Domain names can currently be unicode (utf8). Depending on the rules of your business model, if you need to allow domains that have non-ASCII characters, the following routine can be useful:
function validate_domain_name($str, $force_utf8 = true)
{
$force_utf8 = $force_utf8? 'u': '';
//Isso é ineficiente.
//$re = '[^a-zA-Z0-9\.]';
//Isso é ineficiente.
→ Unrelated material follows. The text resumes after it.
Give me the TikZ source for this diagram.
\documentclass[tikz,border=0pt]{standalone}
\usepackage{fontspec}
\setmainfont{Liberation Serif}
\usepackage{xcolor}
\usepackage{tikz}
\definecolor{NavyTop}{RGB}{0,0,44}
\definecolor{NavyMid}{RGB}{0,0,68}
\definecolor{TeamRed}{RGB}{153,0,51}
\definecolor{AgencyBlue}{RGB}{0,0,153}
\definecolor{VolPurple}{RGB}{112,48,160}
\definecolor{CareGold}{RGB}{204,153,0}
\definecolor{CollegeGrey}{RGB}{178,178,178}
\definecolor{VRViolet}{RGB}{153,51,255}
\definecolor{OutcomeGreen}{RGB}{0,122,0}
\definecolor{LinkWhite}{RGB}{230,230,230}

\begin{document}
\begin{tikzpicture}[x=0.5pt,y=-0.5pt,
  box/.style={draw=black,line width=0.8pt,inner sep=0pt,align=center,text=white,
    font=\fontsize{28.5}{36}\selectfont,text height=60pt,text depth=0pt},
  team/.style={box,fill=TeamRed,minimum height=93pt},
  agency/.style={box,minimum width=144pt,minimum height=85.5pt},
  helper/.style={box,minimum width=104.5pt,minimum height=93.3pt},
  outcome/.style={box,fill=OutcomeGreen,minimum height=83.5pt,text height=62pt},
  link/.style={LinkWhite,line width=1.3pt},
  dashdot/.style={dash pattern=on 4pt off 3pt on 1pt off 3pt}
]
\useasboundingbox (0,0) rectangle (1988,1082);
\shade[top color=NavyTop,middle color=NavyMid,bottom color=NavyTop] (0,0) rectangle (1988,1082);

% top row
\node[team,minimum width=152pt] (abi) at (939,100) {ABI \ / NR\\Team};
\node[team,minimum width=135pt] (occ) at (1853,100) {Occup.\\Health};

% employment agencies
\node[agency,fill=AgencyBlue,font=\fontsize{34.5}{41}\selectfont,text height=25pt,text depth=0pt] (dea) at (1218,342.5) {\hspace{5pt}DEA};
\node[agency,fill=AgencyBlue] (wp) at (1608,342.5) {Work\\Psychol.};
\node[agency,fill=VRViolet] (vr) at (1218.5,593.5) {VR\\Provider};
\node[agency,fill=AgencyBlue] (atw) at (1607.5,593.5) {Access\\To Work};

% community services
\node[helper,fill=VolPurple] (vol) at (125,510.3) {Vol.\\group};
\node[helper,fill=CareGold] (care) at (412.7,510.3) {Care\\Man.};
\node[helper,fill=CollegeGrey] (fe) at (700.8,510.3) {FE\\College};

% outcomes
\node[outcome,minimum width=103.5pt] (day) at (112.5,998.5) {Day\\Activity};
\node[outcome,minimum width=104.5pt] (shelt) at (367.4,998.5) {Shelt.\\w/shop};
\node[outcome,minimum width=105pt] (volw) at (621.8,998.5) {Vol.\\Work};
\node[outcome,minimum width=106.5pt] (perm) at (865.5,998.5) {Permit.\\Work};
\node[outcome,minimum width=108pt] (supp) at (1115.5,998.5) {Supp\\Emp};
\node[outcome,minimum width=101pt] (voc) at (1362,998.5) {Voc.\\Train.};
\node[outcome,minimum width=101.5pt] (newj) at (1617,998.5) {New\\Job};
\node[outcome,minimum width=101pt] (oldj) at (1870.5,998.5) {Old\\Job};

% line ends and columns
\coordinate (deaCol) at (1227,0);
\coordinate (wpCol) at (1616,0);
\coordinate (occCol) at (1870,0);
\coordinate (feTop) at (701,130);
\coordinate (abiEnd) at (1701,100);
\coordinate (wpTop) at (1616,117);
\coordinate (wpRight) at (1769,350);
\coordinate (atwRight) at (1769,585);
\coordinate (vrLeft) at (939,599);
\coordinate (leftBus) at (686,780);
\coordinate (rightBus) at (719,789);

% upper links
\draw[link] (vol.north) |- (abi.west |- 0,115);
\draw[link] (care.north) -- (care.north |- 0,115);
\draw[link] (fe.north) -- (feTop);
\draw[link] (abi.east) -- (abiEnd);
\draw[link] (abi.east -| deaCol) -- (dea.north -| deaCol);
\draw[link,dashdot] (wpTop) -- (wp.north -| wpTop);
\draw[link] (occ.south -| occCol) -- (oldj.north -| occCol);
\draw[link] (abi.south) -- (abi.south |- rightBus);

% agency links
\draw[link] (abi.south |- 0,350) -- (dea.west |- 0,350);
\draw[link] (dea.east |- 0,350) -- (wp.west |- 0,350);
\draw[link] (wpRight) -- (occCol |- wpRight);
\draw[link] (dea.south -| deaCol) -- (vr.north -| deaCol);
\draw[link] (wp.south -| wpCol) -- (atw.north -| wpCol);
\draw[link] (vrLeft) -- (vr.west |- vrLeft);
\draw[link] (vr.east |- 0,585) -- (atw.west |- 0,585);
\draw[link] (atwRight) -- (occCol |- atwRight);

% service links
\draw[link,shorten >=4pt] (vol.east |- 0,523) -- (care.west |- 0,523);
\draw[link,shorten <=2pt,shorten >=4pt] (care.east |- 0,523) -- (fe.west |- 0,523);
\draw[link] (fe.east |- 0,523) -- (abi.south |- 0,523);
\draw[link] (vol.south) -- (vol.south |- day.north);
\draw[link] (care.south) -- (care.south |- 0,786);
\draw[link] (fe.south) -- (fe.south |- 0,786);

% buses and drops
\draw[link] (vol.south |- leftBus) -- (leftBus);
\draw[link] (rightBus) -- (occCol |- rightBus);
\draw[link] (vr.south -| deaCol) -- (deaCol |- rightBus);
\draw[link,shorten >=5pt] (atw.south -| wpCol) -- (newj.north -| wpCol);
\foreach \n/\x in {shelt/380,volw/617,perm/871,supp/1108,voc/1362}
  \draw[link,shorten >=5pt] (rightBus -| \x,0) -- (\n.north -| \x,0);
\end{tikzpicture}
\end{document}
Pois não valida normas básicas
//$re = '^(http[s]?\:\/\/)?((\w+)\.)?(([\w-]+)?)(\.[\w-]+){1,2}$';
//Esse é mais consistente
$re = '^(?!\-)(?:[\w\d\-]{0,62}[\w\d]\.){1,126}(?!\d+)[\w\d]{1,63}$';
if (preg_match('/'.$re.'/'.$force_utf8, $str, $rs) && isset($rs[0]) && !empty($rs[0])) {
return $rs[0];
} else {
return null;
}
}
$str = '000-.com';
$str = '-000.com';
$str = '000.com'; // válido
$str = 'foo-.com';
$str = '-foo.com';
$str = 'foo.com'; // válido
$str = 'foo.any'; // válido
$str = 'お名前0.com'; // válido
$str = 'お名前.コム'; // válido
echo 'domain: '.validate_domain_name($str);
To disable unicode, set the second parameter to Boolean false
.
The original regular expression has been adapted from this response: link
The adaptations I made were to change a-zA-Z
to \w
and add the option to include the u
flag, which allows non-ASCII characters.